Invest in some durable countertops that don’t stain and are low-maintenance. Laminate is always a popular choice because it’s inexpensive and won’t be too heartbreaking to replace further down the road. If you want a more durable and longer-lasting choice though, quartz countertops are the way to go. Yes, they’re expensive, but there’s less chance of having to replace them due to damage.

 

Family central

Kids grow up so quickly and you want to be there to catch every moment. That’s why it’s best to go with open floor plans that allow your kitchen, living room, and dining room to flow into one another. These are the central areas where most of the family hang out during the day. Opening them all up will give you more opportunities to interact with your kids. Plus, you’ll have better sight lines to keep an eye on them!

If you have space, it’s a great idea to install a kitchen island with a sink, food preparation area, and breakfast bar counter. That way, you can chat with your kids while you’re doing dishes and they’re enjoying their afternoon snack. You can turn the kitchen island into even more of a central activity hub by building in a family schedule bulletin/white board at one end, hidden out of sight with a cabinet door.

In the dining room, try using slipcovers to protect the chairs from mess. You can get different sets of slipcovers and switch them out for cleaning or special occasions.

 

From accessibility to DIY

It’s only a matter of time until your kids naturally get curious about what’s inside all the drawers and cabinets in the magical land of the kitchen. Encourage their curiosity without any worries by stocking the lower drawers with contents you’re okay with them handling. This can include dishes, too! It may seem like a bad idea at first, but if dishes are stored in lower pull-out drawers, they’ll have an easier time reaching them. It’s especially useful if you put the dish drawer(s) right next to the dishwasher so you can encourage them to start doing things themselves while helping you put dishes away.

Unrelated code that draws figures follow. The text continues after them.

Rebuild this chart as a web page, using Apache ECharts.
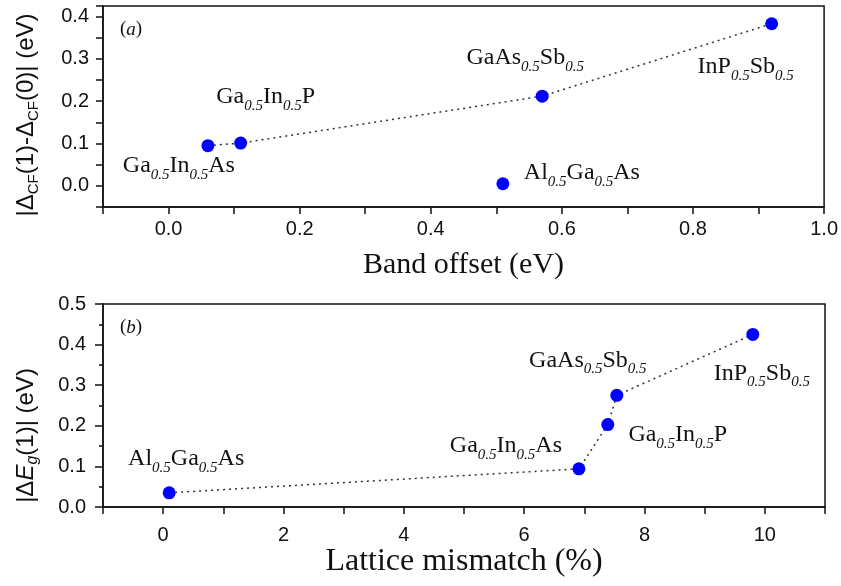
<!DOCTYPE html>
<html>
<head>
<meta charset="utf-8">
<script src="https://cdn.jsdelivr.net/npm/echarts@6/dist/echarts.min.js"></script>
<style>
  html, body { margin: 0; padding: 0; background: #fff; }
  #chart { width: 841px; height: 586px; }
</style>
</head>
<body>
<div id="chart"></div>
<script>
// (a) crystal-field splitting change vs band offset
const topMaterials = ['Ga_{0.5}In_{0.5}As', 'Ga_{0.5}In_{0.5}P', 'GaAs_{0.5}Sb_{0.5}', 'InP_{0.5}Sb_{0.5}', 'Al_{0.5}Ga_{0.5}As'];
const topBandOffset = [0.06, 0.11, 0.57, 0.92, 0.51];
const topDeltaCF = [0.095, 0.101, 0.212, 0.383, 0.005];
const topConnected = [true, true, true, true, false];

// (b) band gap change vs lattice mismatch
const bottomMaterials = ['Al_{0.5}Ga_{0.5}As', 'Ga_{0.5}In_{0.5}As', 'Ga_{0.5}In_{0.5}P', 'GaAs_{0.5}Sb_{0.5}', 'InP_{0.5}Sb_{0.5}'];
const bottomMismatch = [0.1, 6.91, 7.39, 7.54, 9.80];
const bottomDeltaEg = [0.035, 0.094, 0.203, 0.275, 0.425];

// label placement relative to each point (px), same order as the material arrays
const topLabelOffsets = [[-29, 20], [25, -46], [-17, -38], [-26, 43], [79, -11]];
const bottomLabelOffsets = [[17, -34], [-73, -23], [70, 10], [-29, -35], [9, 39]];

const serif = 'Liberation Serif';
const sans = 'Liberation Sans';
const ink = '#111';
const dotBlue = '#0000ff';

function richName(str) {
    return str.split(/(_\{[^}]*\})/).filter(Boolean)
        .map((p) => (p.startsWith('_{') ? `{s|${p.slice(2, -1)}}` : `{m|${p}}`))
        .join('');
}

const nameRich = {
    m: { fontFamily: serif, fontSize: 24, color: ink },
    s: { fontFamily: serif, fontSize: 15, fontStyle: 'italic', color: ink, padding: [18, 0, 0, 0] },
};

function point(x, y, name, offset) {
    return {
        value: [x, y],
        label: {
            show: true,
            position: 'inside',
            align: 'center',
            verticalAlign: 'middle',
            offset,
            color: ink,
            formatter: richName(name),
            rich: nameRich,
        },
    };
}

const topLine = [];
const topLoose = [];
topMaterials.forEach((m, i) => {
    const p = point(topBandOffset[i], topDeltaCF[i], m, topLabelOffsets[i]);
    (topConnected[i] ? topLine : topLoose).push(p);
});
const bottomLine = bottomMaterials.map((m, i) =>
    point(bottomMismatch[i], bottomDeltaEg[i], m, bottomLabelOffsets[i]));

const isStep = (v, step) => Math.abs(v / step - Math.round(v / step)) < 1e-6;

const axisCommon = {
    type: 'value',
    splitLine: { show: false },
    axisLine: { show: true, onZero: false, lineStyle: { color: ink, width: 1.5 } },
    axisTick: { show: true, length: 7, lineStyle: { color: ink, width: 1.5 } },
    axisLabel: { fontFamily: sans, fontSize: 20, color: ink },
};

const markerSeries = (data, xi, yi, withLine) => ({
    type: withLine ? 'line' : 'scatter',
    xAxisIndex: xi,
    yAxisIndex: yi,
    data,
    symbol: 'circle',
    symbolSize: 13,
    itemStyle: { color: dotBlue, opacity: 1 },
    lineStyle: { color: '#333', width: 1.5, type: [2, 4] },
    z: 3,
});

const chart = echarts.init(document.getElementById('chart'), null, { renderer: 'canvas' });

const option = {
    backgroundColor: '#fff',
    animation: false,
    grid: [
        { left: 103, right: 16, top: 6, height: 201, show: true, borderColor: ink, borderWidth: 1.5 },
        { left: 103, right: 16, top: 304, bottom: 79, show: true, borderColor: ink, borderWidth: 1.5 },
    ],
    xAxis: [
        {
            ...axisCommon,
            gridIndex: 0,
            min: -0.1,
            max: 1.0,
            interval: 0.1,
            axisLabel: {
                ...axisCommon.axisLabel,
                margin: 12,
                formatter: (v) => (v >= 0 && isStep(v, 0.2) ? v.toFixed(1) : ''),
            },
            name: 'Band offset (eV)',
            nameLocation: 'middle',
            nameGap: 43,
            nameTextStyle: { fontFamily: serif, fontSize: 30, color: ink },
        },
        {
            ...axisCommon,
            gridIndex: 1,
            min: -1,
            max: 11,
            interval: 1,
            axisLabel: {
                ...axisCommon.axisLabel,
                margin: 18,
                formatter: (v) => (v >= 0 && v <= 10 && isStep(v, 2) ? String(v) : ''),
            },
            name: 'Lattice mismatch (%)',
            nameLocation: 'middle',
            nameGap: 35,
            nameTextStyle: { fontFamily: serif, fontSize: 32, color: ink },
        },
    ],
    yAxis: [
        {
            ...axisCommon,
            gridIndex: 0,
            min: -0.05,
            max: 0.425,
            interval: 0.05,
            axisLabel: {
                ...axisCommon.axisLabel,
                margin: 14,
                formatter: (v) => (v >= 0 && isStep(v, 0.1) ? v.toFixed(1) : ''),
            },
            name: '{t||Δ}{u|CF}{t|(1)-Δ}{u|CF}{t|(0)| (eV)}',
            nameLocation: 'middle',
            nameGap: 62,
            nameTextStyle: {
                padding: [0, 17, 0, 0],
                rich: {
                    t: { fontFamily: sans, fontSize: 24, color: ink },
                    u: { fontFamily: sans, fontSize: 15, color: ink, padding: [14, 0, 0, 0] },
                },
            },
        },
        {
            ...axisCommon,
            gridIndex: 1,
            min: 0,
            max: 0.5,
            interval: 0.1,
            minorTick: { show: true, splitNumber: 2, length: 4, lineStyle: { color: ink, width: 1.5 } },
            axisTick: { show: true, length: 8, lineStyle: { color: ink, width: 1.5 } },
            axisLabel: {
                ...axisCommon.axisLabel,
                margin: 17,
                formatter: (v) => v.toFixed(1),
            },
            name: '{t||Δ}{i|E}{g|g}{t|(1)| (eV)}',
            nameLocation: 'middle',
            nameGap: 62,
            nameTextStyle: {
                padding: [0, 60, 0, 0],
                rich: {
                    t: { fontFamily: sans, fontSize: 24, color: ink },
                    i: { fontFamily: sans, fontSize: 24, fontStyle: 'italic', color: ink },
                    g: { fontFamily: sans, fontSize: 16, fontStyle: 'italic', color: ink, padding: [14, 0, 0, 0] },
                },
            },
        },
    ],
    graphic: [
        {
            type: 'text', left: 120, top: 20,
            style: {
                text: '{p|(}{i|a}{p|)}',
                rich: {
                    p: { fontFamily: serif, fontSize: 19, fill: ink },
                    i: { fontFamily: serif, fontSize: 19, fontStyle: 'italic', fill: ink },
                },
            },
        },
        {
            type: 'text', left: 120, top: 318,
            style: {
                text: '{p|(}{i|b}{p|)}',
                rich: {
                    p: { fontFamily: serif, fontSize: 19, fill: ink },
                    i: { fontFamily: serif, fontSize: 19, fontStyle: 'italic', fill: ink },
                },
            },
        },
    ],
    series: [
        markerSeries(topLine, 0, 0, true),
        markerSeries(topLoose, 0, 0, false),
        markerSeries(bottomLine, 1, 1, true),
    ],
};

chart.setOption(option);
</script>
</body>
</html>
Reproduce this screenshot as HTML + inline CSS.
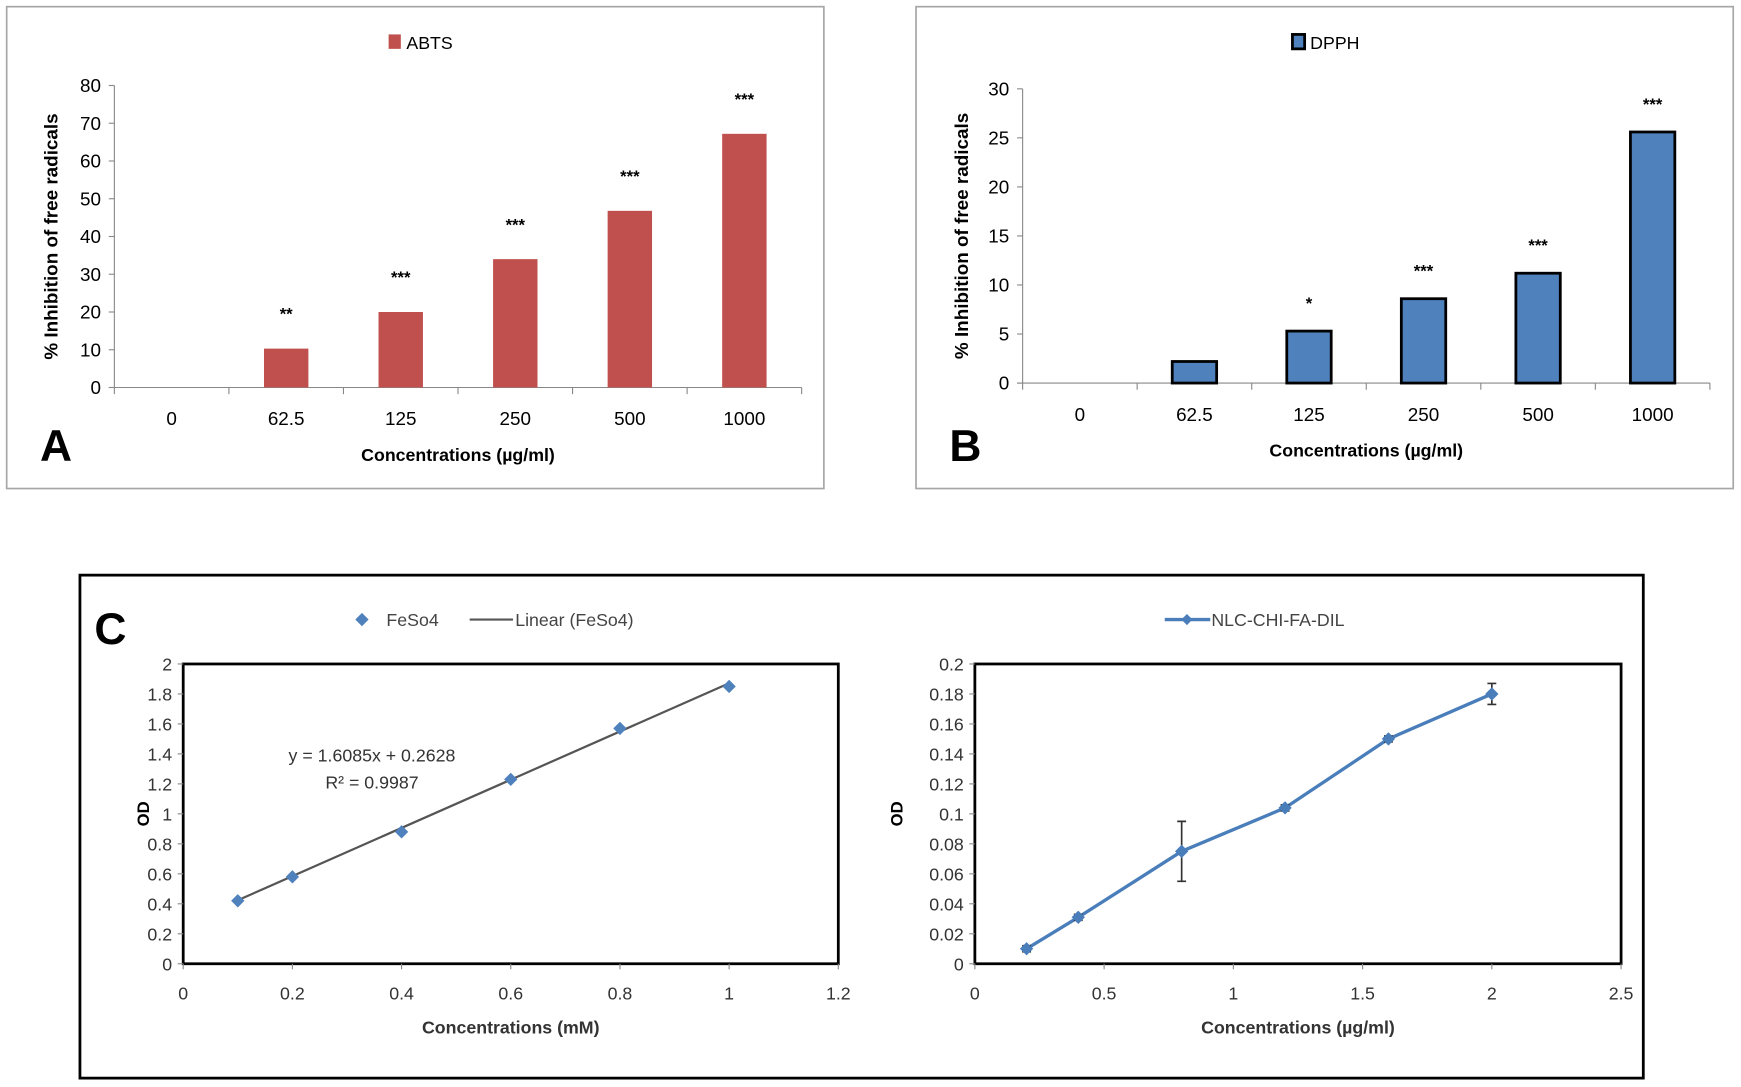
<!DOCTYPE html>
<html><head><meta charset="utf-8"><style>
html,body{margin:0;padding:0;background:#fff;}
svg{display:block;font-family:"Liberation Sans",sans-serif;}
</style></head><body>
<svg id="fig" width="1741" height="1087" viewBox="0 0 1568 979" preserveAspectRatio="none" xmlns="http://www.w3.org/2000/svg">
<rect x="0" y="0" width="1568" height="979" fill="#fff"/>
<g id="panelA"></g>
<g id="panelB"></g>
<g id="panelC"></g>
</svg>
<script>
const barCategories = ["0","62.5","125","250","500","1000"];
const abtsValues = [0,10.3,20,34,46.8,67.2];
const abtsStars = ["","**","***","***","***","***"];
const abtsTicks = [0,10,20,30,40,50,60,70,80];
const dpphValues = [0,2.2,5.3,8.6,11.2,25.6];
const dpphStars = ["","","*","***","***","***"];
const dpphTicks = [0,5,10,15,20,25,30];
const feX = [0.1,0.2,0.4,0.6,0.8,1.0];
const feY = [0.42,0.58,0.88,1.23,1.57,1.85];
const feSlope = 1.6085;
const feIntercept = 0.2628;
const feXTicks = [0,0.2,0.4,0.6,0.8,1,1.2];
const feYTicks = [0,0.2,0.4,0.6,0.8,1,1.2,1.4,1.6,1.8,2];
const nlcX = [0.2,0.4,0.8,1.2,1.6,2.0];
const nlcY = [0.010,0.031,0.075,0.104,0.150,0.180];
const nlcErr = [0.002,0.002,0.020,0.002,0.002,0.007];
const nlcXTicks = [0,0.5,1,1.5,2,2.5];
const nlcYTicks = [0,0.02,0.04,0.06,0.08,0.1,0.12,0.14,0.16,0.18,0.2];

const NS="http://www.w3.org/2000/svg";
function mk(parent,tag,attrs,text){const e=document.createElementNS(NS,tag);for(const k in attrs)e.setAttribute(k,attrs[k]);if(text!==undefined)e.textContent=text;parent.appendChild(e);return e;}

function barPanel(g,o){
  const box=mk(g,'rect',{x:o.bx,y:6,width:736,height:434,fill:'#fff',stroke:'#a6a6a6','stroke-width':1.5});
  
  
  const x0=o.ax,x1=o.ax2,y0=o.y0,y1=o.y1,max=o.ticks[o.ticks.length-1];
  const ys=v=>y0-(v/max)*(y0-y1);
  const cw=(x1-x0)/o.cats.length;
  const ax=mk(g,'line',{x1:x0,y1:y1,x2:x0,y2:y0,stroke:'#888','stroke-width':1});
  
  
  const bx=mk(g,'line',{x1:x0-5,y1:y0,x2:x1,y2:y0,stroke:'#888','stroke-width':1});
  
  
  o.ticks.forEach(t=>{
    mk(g,'line',{x1:x0-5,y1:ys(t),x2:x0,y2:ys(t),stroke:'#888'});
    const tl=mk(g,'text',{x:x0-12,y:ys(t)+6,'text-anchor':'end','font-size':17},t);
    
    
  });
  for(let i=0;i<=o.cats.length;i++)mk(g,'line',{x1:x0+i*cw,y1:y0,x2:x0+i*cw,y2:y0+6,stroke:'#888'});
  o.cats.forEach((c,i)=>{
    const cx=x0+cw*(i+0.5);
    const tl=mk(g,'text',{x:cx,y:y0+34,'text-anchor':'middle','font-size':17},c);
    
    
    const v=o.vals[i];
    if(v>0){
      const r=mk(g,'rect',{x:cx-20,y:ys(v),width:40,height:y0-ys(v),fill:o.color,stroke:o.stroke,'stroke-width':o.sw});
      
      
    }
    if(o.stars[i]){
      const s=mk(g,'text',{x:cx,y:ys(v)-o.soff,'text-anchor':'middle','font-size':15,'font-weight':'bold'},o.stars[i]);
      
      
    }
  });
  const ls=mk(g,'rect',{x:o.lx,y:31,width:11,height:13,fill:o.color,stroke:o.stroke,'stroke-width':o.sw});
  
  
  const lt=mk(g,'text',{x:o.lx+16,y:44,'font-size':16},o.name);
  
  
  const yt=mk(g,'text',{x:0,y:0,transform:`translate(${o.ytx},${(y0+y1)/2}) rotate(-90)`,'text-anchor':'middle','font-size':17,'font-weight':'bold'},'% Inhibition  of free radicals');
  
  
  const xt=mk(g,'text',{x:(x0+x1)/2,y:y0+66,'text-anchor':'middle','font-size':16,'font-weight':'bold'},'Concentrations (µg/ml)');
  
  
  const pl=mk(g,'text',{x:o.bx+30,y:415,'font-size':40,'font-weight':'bold'},o.letter);
  
  
}
barPanel(document.getElementById('panelA'),{bx:6,ax:103,ax2:722,y0:349,y1:77,ticks:abtsTicks,cats:barCategories,vals:abtsValues,stars:abtsStars,color:'#c0504d',stroke:'none',sw:0,lx:350,name:'ABTS',ytx:52,letter:'A',soff:26});
barPanel(document.getElementById('panelB'),{bx:825,ax:921,ax2:1540,y0:345,y1:80,ticks:dpphTicks,cats:barCategories,vals:dpphValues,stars:dpphStars,color:'#4f81bd',stroke:'#000',sw:2.5,lx:1164,name:'DPPH',ytx:872,letter:'B',soff:20});

const gc=document.getElementById('panelC');
const cf=mk(gc,'rect',{x:72,y:518,width:1408,height:453,fill:'#fff',stroke:'#000','stroke-width':2.5});


const cl=mk(gc,'text',{x:85,y:580,'font-size':40,'font-weight':'bold'},'C');



function diamond(g,x,y,r,fill){return mk(g,'polygon',{points:`${x},${y-r} ${x+r},${y} ${x},${y+r} ${x-r},${y}`,fill:fill});}

function scatterAxes(g,o){
  const xs=v=>o.x0+(v/o.xmax)*(o.x1-o.x0);
  const ys=v=>o.y0-(v/o.ymax)*(o.y0-o.y1);
  const fr=mk(g,'rect',{x:o.x0,y:o.y1,width:o.x1-o.x0,height:o.y0-o.y1,fill:'none',stroke:'#000','stroke-width':2.5});
  
  
  o.yt.forEach(t=>{mk(g,'line',{x1:o.x0-5,y1:ys(t),x2:o.x0,y2:ys(t),stroke:'#888'});
    const l=mk(g,'text',{x:o.x0-10,y:ys(t)+6,'text-anchor':'end','font-size':16,fill:'#333'},String(t));
    
    });
  o.xt.forEach(t=>{mk(g,'line',{x1:xs(t),y1:o.y0,x2:xs(t),y2:o.y0+5,stroke:'#888'});
    const l=mk(g,'text',{x:xs(t),y:o.y0+32,'text-anchor':'middle','font-size':16,fill:'#333'},String(t));
    
    });
  const yt=mk(g,'text',{x:0,y:0,transform:`translate(${o.odx},${(o.y0+o.y1)/2}) rotate(-90)`,'text-anchor':'middle','font-size':15,'font-weight':'bold'},'OD');
  
  
  const xt=mk(g,'text',{x:(o.x0+o.x1)/2,y:o.y0+63,'text-anchor':'middle','font-size':16,'font-weight':'bold',fill:'#333'},o.xtitle);
  
  
  return {xs,ys};
}
// left
const L=scatterAxes(gc,{x0:165,x1:755,y0:868,y1:598,xmax:1.2,ymax:2,xt:feXTicks,yt:feYTicks,odx:134,xtitle:'Concentrations (mM)'});
const tr=mk(gc,'line',{x1:L.xs(feX[0]),y1:L.ys(feSlope*feX[0]+feIntercept),x2:L.xs(feX[feX.length-1]),y2:L.ys(feSlope*feX[feX.length-1]+feIntercept),stroke:'#555','stroke-width':2});


feX.forEach((x,i)=>{const d=diamond(gc,L.xs(x),L.ys(feY[i]),6,'#4f81bd');
  
  });
const eq=mk(gc,'text',{x:335,y:686,'text-anchor':'middle','font-size':16,fill:'#333'},'y = 1.6085x + 0.2628');


const r2=mk(gc,'text',{x:335,y:710,'text-anchor':'middle','font-size':16,fill:'#333'},'R² = 0.9987');


const ld=diamond(gc,326,558,6,'#4f81bd');


const ldt=mk(gc,'text',{x:348,y:564,'font-size':16,fill:'#444'},'FeSo4');


const ll=mk(gc,'line',{x1:423,y1:558,x2:462,y2:558,stroke:'#555','stroke-width':2});


const llt=mk(gc,'text',{x:464,y:564,'font-size':16,fill:'#444'},'Linear (FeSo4)');


// right
const R=scatterAxes(gc,{x0:878,x1:1460,y0:868,y1:598,xmax:2.5,ymax:0.2,xt:nlcXTicks,yt:nlcYTicks,odx:813,xtitle:'Concentrations (µg/ml)'});
const pts=nlcX.map((x,i)=>R.xs(x)+','+R.ys(nlcY[i])).join(' ');
const pl=mk(gc,'polyline',{points:pts,fill:'none',stroke:'#4a7ebb','stroke-width':3,'stroke-linejoin':'round'});


nlcX.forEach((x,i)=>{
  const cx=R.xs(x),t=R.ys(nlcY[i]+nlcErr[i]),b=R.ys(nlcY[i]-nlcErr[i]);
  const e=mk(gc,'path',{d:`M${cx},${t}V${b}M${cx-4},${t}H${cx+4}M${cx-4},${b}H${cx+4}`,stroke:'#333','stroke-width':1.5,fill:'none'});
  
  
  const d=diamond(gc,cx,R.ys(nlcY[i]),6,'#4a7ebb');
  
  
});
const nl=mk(gc,'line',{x1:1049,y1:558,x2:1090,y2:558,stroke:'#4a7ebb','stroke-width':3});


const nd=diamond(gc,1069,558,5,'#4a7ebb');


const nt=mk(gc,'text',{x:1091,y:564,'font-size':16,fill:'#444'},'NLC-CHI-FA-DIL');


</script>
</body></html>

Continuing on the DIY encouragement path, place snacks and food that your kids are allowed to eat in the lower pantry shelves. Anything you don’t want them to touch can go on the higher shelves. Do the same with your refrigerator. If you have a large refrigerator with many drawers, designate specific drawers to hold fresh food for each of your children’s tastes. By making healthy snack ingredients accessible for your kids, you set them on a good path to start learning how to take care of themselves. It’ll make your life easier, too, while you’re at it.

 

Clear the traffic jam

Getting your kids ready for school while getting yourself ready for work is always a struggle. Over the years, you’ve probably refined an efficient routine to get the morning chaos under control. To streamline everything even more, clear up the waiting times for everyone’s turn at the bathroom. Either add a second bathroom or install a double-sink vanity in the current bathroom if possible. Also, put in a storage closet/cabinet to better organise everyone’s toiletries and reduce the frantic hunts for something someone else misplaced.

 

Above all, try to remember what it felt like when you were growing up. It’ll help you see the world through your children’s eyes. And remind you how awesome kids are.